I know it’s hard to imagine, but I don’t miss the straight-up scrambled, hard boiled, or poached eggs I used to eat (especially the seemingly always-runny plate when I ordered “well done”). I do miss — and so occasionally indulge in — bread pudding or other desserts made with eggs. My fridge is probably egg-free 90% of the time. But when I do procure a few eggs for family or friends, I try to get them from a friend with chickens (best) or buy organic.
I gave up dairy for dietary and health reasons, but have become increasingly concerned about the ethics of food production, including the treatment of animals. When you buy and consume industrially-produced meat and dairy products, you are supporting an unhealthy (antibiotics, hormones, and possible infections such as e coli and salmonella) as well as cruel (overcrowding, no fresh air, throwing away live male chicks, clipping tails and beaks, etc.) business. So, on all levels, regardless of what you choose to eat, it’s just best to buy organic and local when possible!
But you only eat “free-range” or “cage-free” eggs, so that’s safe and healthy, right? Nope. Actually, the U.S. Department of Agriculture has no definitions for cage-free or free-range (as in, I could keep chickens in my car and call them free-range — a bad idea on oh-so-many levels). . . and the CDC estimates that for every reported case of salmonella poisoning there are actually 38 unreported incidents. Why risk it?
“Organic and pasture-raised” – this is what you should look for on your labels. My family likes an occasional scrambled egg or french toast, and we have company this week, so I just paid seven dollars here in Kona for a carton of such eggs a few days ago. Ouch. But I’m willing to walk by my favorite lotion and vegan scones to buy organic. (Okay, I’m being dramatic to make a point. You know I walked right back over to the scones.) Did you know that at Whole Foods you can actually get a bio of the hens who laid your eggs – and a signed egg shell for $9.95 (I’m totally serious about the bio!). I’m not sure we need to take it this far, but I’m passionate about supporting humane practices at every level of the food chain, whatever we decide to eat.
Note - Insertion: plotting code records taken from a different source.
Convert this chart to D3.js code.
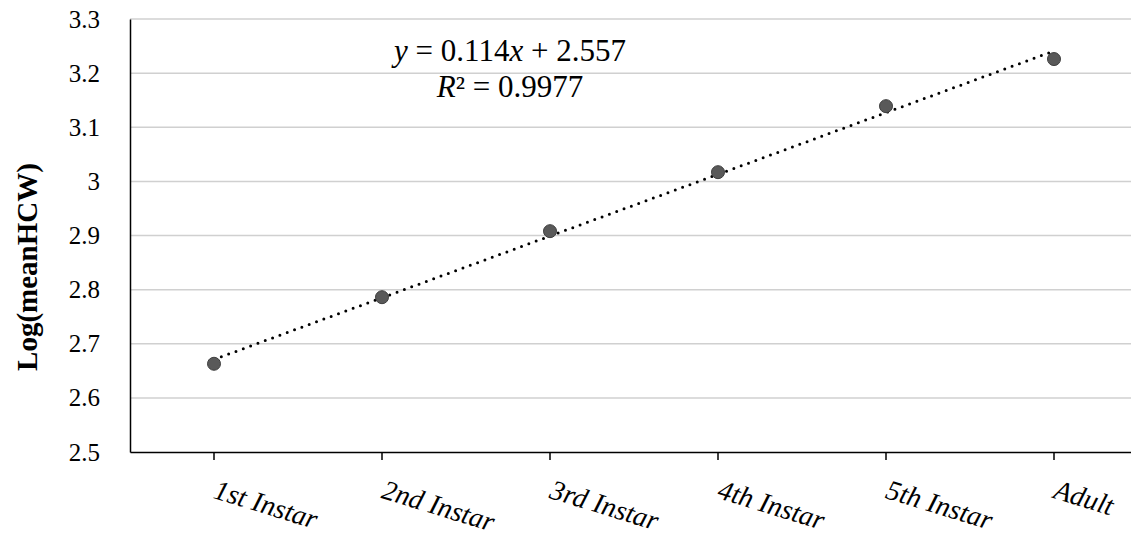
<!DOCTYPE html>
<html>
<head>
<meta charset="utf-8">
<script src="https://cdn.jsdelivr.net/npm/d3@7"></script>
<style>
  body { margin: 0; background: #fff; }
</style>
</head>
<body>
<div id="chart"></div>
<script>
// data
var stages = ['1st Instar', '2nd Instar', '3rd Instar', '4th Instar', '5th Instar', 'Adult'];
var logHCW = [2.663, 2.786, 2.908, 3.017, 3.139, 3.226];
var yTicks = [2.5, 2.6, 2.7, 2.8, 2.9, 3, 3.1, 3.2, 3.3];
var slope = 0.114, intercept = 2.557, r2 = '0.9977';

var W = 1131, H = 546;
var mLeft = 130, mTop = 19, mBottom = 452;
var serif = "Times New Roman, Liberation Serif, DejaVu Serif, serif";

var svg = d3.select('#chart')
  .append('svg')
  .attr('width', W)
  .attr('height', H)
  .style('font-family', serif);

var x = d3.scaleBand()
  .domain(stages)
  .range([mLeft, mLeft + 6 * 168])
  .padding(0);

var y = d3.scaleLinear()
  .domain([2.5, 3.3])
  .range([mBottom, mTop]);

// x position for trend index 1..6
var xi = d3.scaleLinear()
  .domain([1, 6])
  .range([x(stages[0]) + x.bandwidth() / 2, x(stages[5]) + x.bandwidth() / 2]);

// gridlines
svg.append('g')
  .selectAll('line')
  .data(yTicks.filter(function(d){ return d > 2.5; }))
  .enter()
  .append('line')
  .attr('x1', mLeft)
  .attr('x2', W)
  .attr('y1', function(d){ return y(d); })
  .attr('y2', function(d){ return y(d); })
  .attr('stroke', '#d0d0d0')
  .attr('stroke-width', 1.5);

// y axis
var yAxis = svg.append('g')
  .attr('transform', 'translate(' + mLeft + ',0)')
  .call(d3.axisLeft(y).tickValues(yTicks).tickSize(0).tickPadding(30)
    .tickFormat(function(d){ return String(+d.toFixed(1)); }));
yAxis.attr('font-family', null).attr('font-size', 25);
yAxis.select('.domain').attr('stroke', '#000').attr('stroke-width', 1.5);
yAxis.selectAll('text').attr('fill', '#000');

// x axis
var xAxis = svg.append('g')
  .attr('transform', 'translate(0,' + mBottom + ')')
  .call(d3.axisBottom(x).tickSize(8).tickSizeOuter(0).tickFormat(''));
xAxis.attr('font-family', null).attr('font-size', 28);
xAxis.select('.domain').attr('stroke', '#000').attr('stroke-width', 1.5);
xAxis.selectAll('.tick line').attr('stroke', '#000').attr('stroke-width', 1.5);

xAxis.selectAll('.tick')
  .append('text')
  .text(function(d){ return d; })
  .attr('transform', 'translate(4,27) rotate(17)')
  .attr('text-anchor', 'start')
  .attr('dy', '0.7em')
  .attr('font-style', 'italic')
  .attr('fill', '#000');

// y label
svg.append('text')
  .text('Log(meanHCW)')
  .attr('transform', 'translate(37,267) rotate(-90)')
  .attr('text-anchor', 'middle')
  .attr('font-size', 29)
  .attr('font-weight', 'bold')
  .attr('fill', '#000');

// trendline
svg.append('line')
  .attr('x1', xi(1))
  .attr('y1', y(slope * 1 + intercept))
  .attr('x2', xi(6))
  .attr('y2', y(slope * 6 + intercept))
  .attr('stroke', '#000')
  .attr('stroke-width', 3)
  .attr('stroke-linecap', 'round')
  .attr('stroke-dasharray', '0,7.8');

// points
svg.append('g')
  .selectAll('circle')
  .data(stages)
  .enter()
  .append('circle')
  .attr('cx', function(d){ return x(d) + x.bandwidth() / 2; })
  .attr('cy', function(d, i){ return y(logHCW[i]); })
  .attr('r', 6.5)
  .attr('fill', '#595959')
  .attr('stroke', '#3f3f3f')
  .attr('stroke-width', 1);

// equation
var eq = svg.append('text')
  .attr('x', 510)
  .attr('y', 61)
  .attr('text-anchor', 'middle')
  .attr('font-size', 31)
  .attr('fill', '#000');
eq.append('tspan').attr('font-style', 'italic').text('y');
eq.append('tspan').text(' = ' + slope);
eq.append('tspan').attr('font-style', 'italic').text('x');
eq.append('tspan').text(' + ' + intercept);

var rr = svg.append('text')
  .attr('x', 510)
  .attr('y', 97)
  .attr('text-anchor', 'middle')
  .attr('font-size', 31)
  .attr('fill', '#000');
rr.append('tspan').attr('font-style', 'italic').text('R');
rr.append('tspan').text('² = ' + r2);
</script>
</body>
</html>
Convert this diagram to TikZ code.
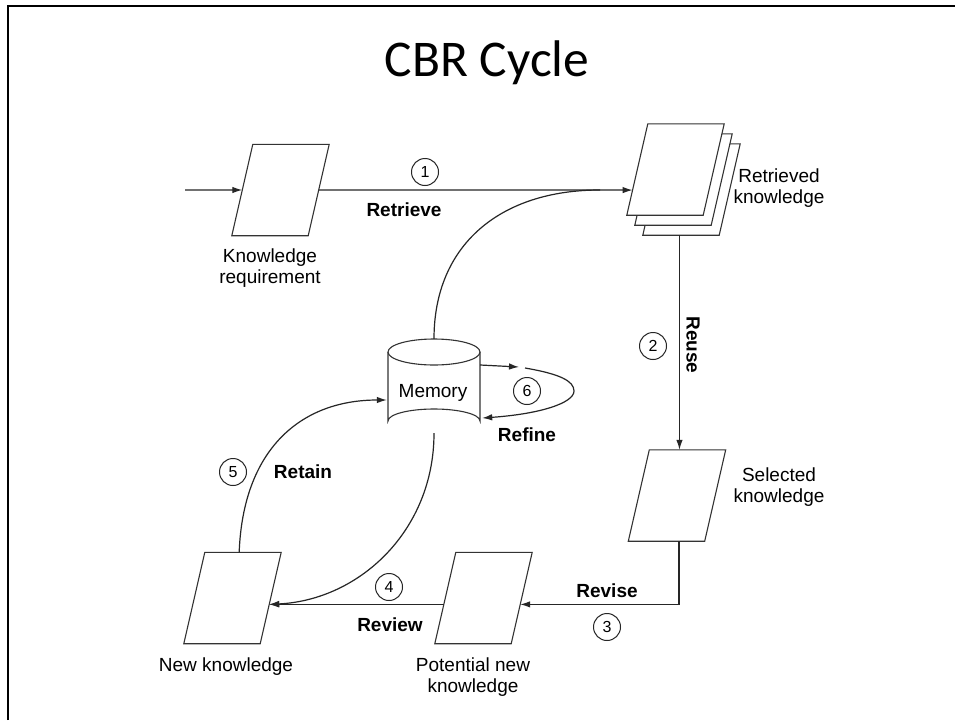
\documentclass[tikz,border=0pt]{standalone}
\usepackage{fontspec}
\setmainfont{Liberation Sans}
\newfontfamily\titlefont{Carlito}
\usetikzlibrary{calc,arrows.meta}

% parallelogram sheet: #1 name, (#2,#3) centre; corners #1-a (bottom left),
% #1-b (bottom right), #1-c (top right), #1-d (top left)
\newcommand{\sheet}[3]{%
  \node[pbox] (#1) at (#2,#3) {};
  \coordinate (#1-a) at (#1.south west);
  \coordinate (#1-b) at ($(#1.south east)-(21,0)$);
  \coordinate (#1-c) at (#1.north east);
  \coordinate (#1-d) at ($(#1.north west)+(21,0)$);
  \draw[sheetline] (#1-a) -- (#1-b) -- (#1-c) -- (#1-d) -- cycle;
}

\begin{document}
\begin{tikzpicture}[x=1pt,y=-1pt,
  pbox/.style={draw=none,inner sep=0pt,minimum width=97pt,minimum height=91pt},
  sheetline/.style={draw=black!80,line width=1.1pt,fill=white},
  conn/.style={draw=black!85,line width=1.2pt},
  arr/.style={conn,-{Latex[length=10pt,width=6.5pt]}},
  lbl/.style={font=\fontsize{19}{21}\selectfont,inner sep=0pt,align=center},
  act/.style={font=\fontsize{19}{21}\selectfont\bfseries,inner sep=0pt},
  num/.style={circle,draw=black!85,line width=1pt,minimum size=27pt,inner sep=0pt,
    font=\fontsize{16}{16}\selectfont}]

\useasboundingbox (0,0) rectangle (955,720);
\fill[white] (0,0) rectangle (955,720);

% slide frame
\draw[line width=2.6pt] (8,720) -- (8,6) -- (955,6);

% title
\node[anchor=base,inner sep=0pt,font=\titlefont\fontsize{51.5}{56}\selectfont]
  (title) at (487,76) {CBR Cycle};

% sheets
\sheet{kr}{280.5}{190}
\sheet{rk3}{691.5}{189.5}
\sheet{rk2}{683.5}{179.5}
\sheet{rk}{675.5}{169.5}
\sheet{sk}{677}{495.5}
\sheet{pk}{483.5}{598}
\sheet{nk}{232.5}{598}

% memory store
\node[draw=none,inner sep=0pt,minimum width=92pt,minimum height=94pt] (mem) at (434,386) {};
\draw[sheetline] (388,352) -- (388,421) arc[start angle=180,end angle=360,x radius=46,y radius=12]
  -- (480,352);
\draw[sheetline] (434,352) ellipse[x radius=46,y radius=13];
\node[lbl] (memtxt) at (433,393) {Memory};

% connection points
\coordinate (start) at (185,190);
\coordinate (kr-in) at ($(kr-a)!0.5!(kr-d)$);
\coordinate (kr-out) at ($(kr-b)!0.5!(kr-c)$);
\coordinate (rk-in) at ($(rk-a)!0.275!(rk-d)$);
\coordinate (join) at (600,190);
\coordinate (rk-out) at ($(rk3-a)!0.48!(rk3-b)$);
\coordinate (sk-out) at ($(sk.south)+(2,0)$);
\coordinate (pk-in) at ($(pk-b)!0.43!(pk-c)$);
\coordinate (pk-out) at ($(pk-a)!0.43!(pk-d)$);
\coordinate (nk-in) at ($(nk-b)!0.43!(nk-c)$);
\coordinate (nk-out) at ($(nk-d)!0.45!(nk-c)$);
\coordinate (mem-in) at ($(mem.west)+(-1,14)$);
\coordinate (loop-a) at ($(mem.east)+(0,-21)$);
\coordinate (loop-b) at (519,367);
\coordinate (loop-c) at (525,368);
\coordinate (loop-d) at ($(mem.east)+(2,32)$);

% connectors
\draw[arr] (start) -- (kr-in);
\draw[arr] (kr-out) -- (rk-in);
\draw[conn] (mem.north) .. controls (434,245) and (500,190) .. (join);
\draw[arr] (rk-out) -- (rk-out |- sk.north);
\draw[arr] (sk-out) |- (pk-in);
\draw[arr] (pk-out) -- (nk-in);
\draw[arr] (mem.south) .. controls (434,530) and (360,600) .. (nk-in);
\draw[arr] (nk-out) .. controls (243,450) and (300,400) .. (mem-in);
\draw[arr] (loop-a) -- (loop-b);
\draw[arr] (loop-c) .. controls (560,374) and (574,381) .. (574,391)
  .. controls (574,403) and (540,414) .. (loop-d);

% step numbers and activity labels
\node[num] (n1) at (425,172) {1};
\node[act] (retrieve) at (404,210) {Retrieve};
\node[num] (n2) at (653,346) {2};
\node[act,rotate=-90] (reuse) at (693,345) {Reuse};
\node[num] (n3) at (607,627) {3};
\node[act] (revise) at (607,591) {Revise};
\node[num] (n4) at (389,587) {4};
\node[act] (review) at (390,625) {Review};
\node[num] (n5) at (233,472) {5};
\node[act] (retain) at (303,472) {Retain};
\node[num] (n6) at (527,391) {6};
\node[act] (refine) at (527,435) {Refine};

% sheet captions
\node[lbl,anchor=north] (krtxt) at (270,249) {Knowledge\\requirement};
\node[lbl,anchor=north] (rktxt) at (779,169) {Retrieved\\knowledge};
\node[lbl,anchor=north] (sktxt) at (779,468) {Selected\\knowledge};
\node[lbl,anchor=north] (pktxt) at (473,658) {Potential new\\knowledge};
\node[lbl,anchor=north] (nktxt) at (226,658) {New knowledge};
\end{tikzpicture}
\end{document}
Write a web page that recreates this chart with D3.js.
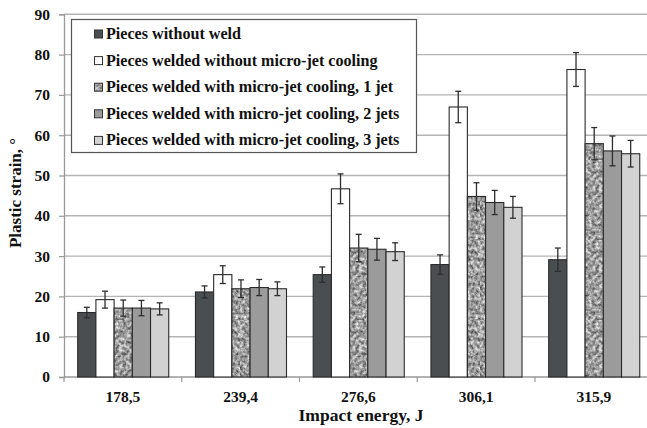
<!DOCTYPE html>
<html><head><meta charset="utf-8">
<script src="https://cdn.jsdelivr.net/npm/d3@7"></script>
<style>
html,body{margin:0;padding:0;background:#fff;}
svg{display:block;}
svg text{font-family:"Liberation Serif","Times New Roman","DejaVu Serif",serif !important;font-weight:bold;fill:#111;}
</style></head>
<body>
<svg id="chart" width="647" height="428"></svg>
<script>
const categories = ["178,5", "239,4", "276,6", "306,1", "315,9"];
const seriesNames = [
  "Pieces without weld",
  "Pieces welded without micro-jet cooling",
  "Pieces welded with micro-jet cooling, 1 jet",
  "Pieces welded with micro-jet cooling, 2 jets",
  "Pieces welded with micro-jet cooling, 3 jets"
];
const noWeld      = [16.0, 21.1, 25.4, 27.9, 29.1];
const noWeldErr   = [1.3, 1.5, 1.9, 2.4, 2.9];
const noCooling   = [19.2, 25.4, 46.7, 67.0, 76.3];
const noCoolingErr= [2.1, 2.2, 3.7, 3.9, 4.2];
const jet1        = [17.1, 21.9, 32.0, 44.8, 57.9];
const jet1Err     = [2.0, 2.2, 3.4, 3.4, 4.0];
const jet2        = [17.1, 22.2, 31.7, 43.3, 56.1];
const jet2Err     = [1.9, 2.0, 2.7, 3.0, 3.7];
const jet3        = [16.9, 21.9, 31.1, 42.1, 55.4];
const jet3Err     = [1.5, 1.7, 2.2, 2.7, 3.3];
const yTicks      = [0, 10, 20, 30, 40, 50, 60, 70, 80, 90];
const yTitle = "Plastic strain, °";
const xTitle = "Impact energy, J";

const values = [noWeld, noCooling, jet1, jet2, jet3];
const errors = [noWeldErr, noCoolingErr, jet1Err, jet2Err, jet3Err];
const fills = ["#4b4e50", "#ffffff", "url(#speckle)", "#9b9b9b", "#d2d2d2"];
const FONT = '"Liberation Serif","Times New Roman","DejaVu Serif",serif';

const svg = d3.select("#chart");
const defs = svg.append("defs");
// speckled texture
const pat = defs.append("pattern").attr("id", "speckle").attr("patternUnits", "userSpaceOnUse")
  .attr("width", 80).attr("height", 80);
const flt = defs.append("filter").attr("id", "noise").attr("x", 0).attr("y", 0)
  .attr("width", "100%").attr("height", "100%").attr("color-interpolation-filters", "sRGB");
flt.append("feTurbulence").attr("type", "fractalNoise").attr("baseFrequency", 0.28).attr("numOctaves", 3).attr("seed", 7).attr("result", "n");
flt.append("feColorMatrix").attr("in", "n").attr("type", "matrix")
  .attr("values", "1.0 0 0 0 0.12  1.0 0 0 0 0.12  1.0 0 0 0 0.12  0 0 0 0 1");
pat.append("rect").attr("width", 80).attr("height", 80).attr("fill", "#999");
pat.append("rect").attr("width", 80).attr("height", 80).attr("filter", "url(#noise)");

const left = 64, band = 117.75;
const x0 = d3.scaleBand().domain(categories).range([left, left + band * categories.length]).padding(0);
const x1 = d3.scaleBand().domain(d3.range(seriesNames.length)).range([13.7, band - 13.0]).padding(0);
const y = d3.scaleLinear().domain([0, 90]).range([377, 14.3]);

// gridlines
svg.append("g").selectAll("line").data(yTicks.filter(t => t > 0)).join("line")
  .attr("x1", left).attr("x2", 647).attr("y1", d => y(d)).attr("y2", d => y(d))
  .attr("stroke", "#b4b4b4").attr("stroke-width", 1.4);

// y axis
const yAxis = svg.append("g").attr("transform", `translate(${left},0)`)
  .call(d3.axisLeft(y).tickValues(yTicks).tickSize(5).tickPadding(9));
yAxis.attr("font-family", null).attr("font-size", null);
yAxis.select(".domain").attr("stroke", "#999").attr("stroke-width", 1.3);
yAxis.selectAll(".tick line").attr("stroke", "#999").attr("stroke-width", 1.2);
yAxis.selectAll(".tick text").attr("font-family", FONT).attr("font-weight", "bold")
  .attr("font-size", 15.5).attr("fill", "#111");

// x axis
svg.append("line").attr("x1", left).attr("x2", 647).attr("y1", y(0)).attr("y2", y(0))
  .attr("stroke", "#999").attr("stroke-width", 1.3);
svg.append("g").selectAll("line").data(categories).join("line")
  .attr("x1", d => x0(d)).attr("x2", d => x0(d)).attr("y1", y(0)).attr("y2", y(0) + 5)
  .attr("stroke", "#999").attr("stroke-width", 1.2);
svg.append("g").selectAll("text").data(categories).join("text")
  .attr("x", d => x0(d) + x0.bandwidth() / 2).attr("y", 401.5)
  .attr("text-anchor", "middle").attr("font-family", FONT).attr("font-size", 15.5).text(d => d);

// bars
const gBars = svg.append("g");
values.forEach((vals, s) => {
  gBars.append("g").selectAll("rect").data(vals).join("rect")
    .attr("x", (d, i) => x0(categories[i]) + x1(s))
    .attr("y", d => y(d))
    .attr("width", x1.bandwidth())
    .attr("height", d => y(0) - y(d))
    .attr("fill", fills[s])
    .attr("stroke", "#2a2a2a").attr("stroke-width", 1.1);
});
// error bars
const gErr = svg.append("g").attr("stroke", "#2e2e2e").attr("stroke-width", 1.3);
values.forEach((vals, s) => {
  vals.forEach((v, i) => {
    const cx = x0(categories[i]) + x1(s) + x1.bandwidth() / 2;
    const e = errors[s][i];
    gErr.append("line").attr("x1", cx).attr("x2", cx).attr("y1", y(v + e)).attr("y2", y(v - e));
    gErr.append("line").attr("x1", cx - 3).attr("x2", cx + 3).attr("y1", y(v + e)).attr("y2", y(v + e));
    gErr.append("line").attr("x1", cx - 3).attr("x2", cx + 3).attr("y1", y(v - e)).attr("y2", y(v - e));
  });
});

// legend
const lg = svg.append("g");
lg.append("rect").attr("x", 71.5).attr("y", 19.5).attr("width", 345).attr("height", 133)
  .attr("fill", "#fff").attr("stroke", "#555").attr("stroke-width", 1.2);
seriesNames.forEach((name, s) => {
  const cy = 34 + s * 26.6;
  lg.append("rect").attr("x", 94.5).attr("y", cy - 4).attr("width", 8).attr("height", 8)
    .attr("fill", fills[s]).attr("stroke", "#333").attr("stroke-width", 1);
  lg.append("text").attr("x", 106).attr("y", cy + 5).attr("font-family", FONT)
    .attr("font-size", 16.1).text(name);
});

// axis titles
svg.append("text").attr("transform", "translate(21,193) rotate(-90)").attr("text-anchor", "middle")
  .attr("font-family", FONT).attr("font-size", 17).text(yTitle);
svg.append("text").attr("x", 361).attr("y", 421).attr("text-anchor", "middle")
  .attr("font-family", FONT).attr("font-size", 17.5).text(xTitle);
</script>
</body></html>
Speaking of, my other “beef” today has to do with militant definitions of being vegan or vegetarian or herbivore or paleo or clownivore. . . “If you’re a committed vegan, you don’t eat eggs. Ever.” Well, okay, if you haven’t ingested one calorie of animal-derived protein for 999 days and 7 hours, that’s awesome — and I love being part of a community of like-minded and like-eating peeps — but this attitude doesn’t do animals or our food system any favors, and it certainly doesn’t win vegans any friends. Rather, it may perpetuate an image of vegans as condescending and disdainful, when what we all need to do is encourage our circles to consume sustainably, responsibly, and compassionately.
The basic problem, as I see it — and this applies to our entire food supply, not just eggs — is that most Americans are more interested in cheap food over quality food. We have got to demand healthier food across the spectrum. Now go out there and make your bad self a tempeh scramble. . . yummmmmy! 🙂
1 lb tempeh, cubed
1 red bell pepper, thinly sliced
1 small red onion, thinly sliced
3 garlic cloves, minced
2 teaspoons dried thyme or 2 tablespoons chopped fresh thyme
1/4 teaspoon salt
fresh black pepper
4 large leaves swiss chard, torn into pieces (or any leafy green)
1. Preheat a large, heavy-bottomed pan over medium heat. Saute the tempeh in 2 tablespoons olive oil for about 7 minutes, stirring often, until lightly browned.
3. Season with salt and pepper. Add greens and saute until just wilted. Serve immediately.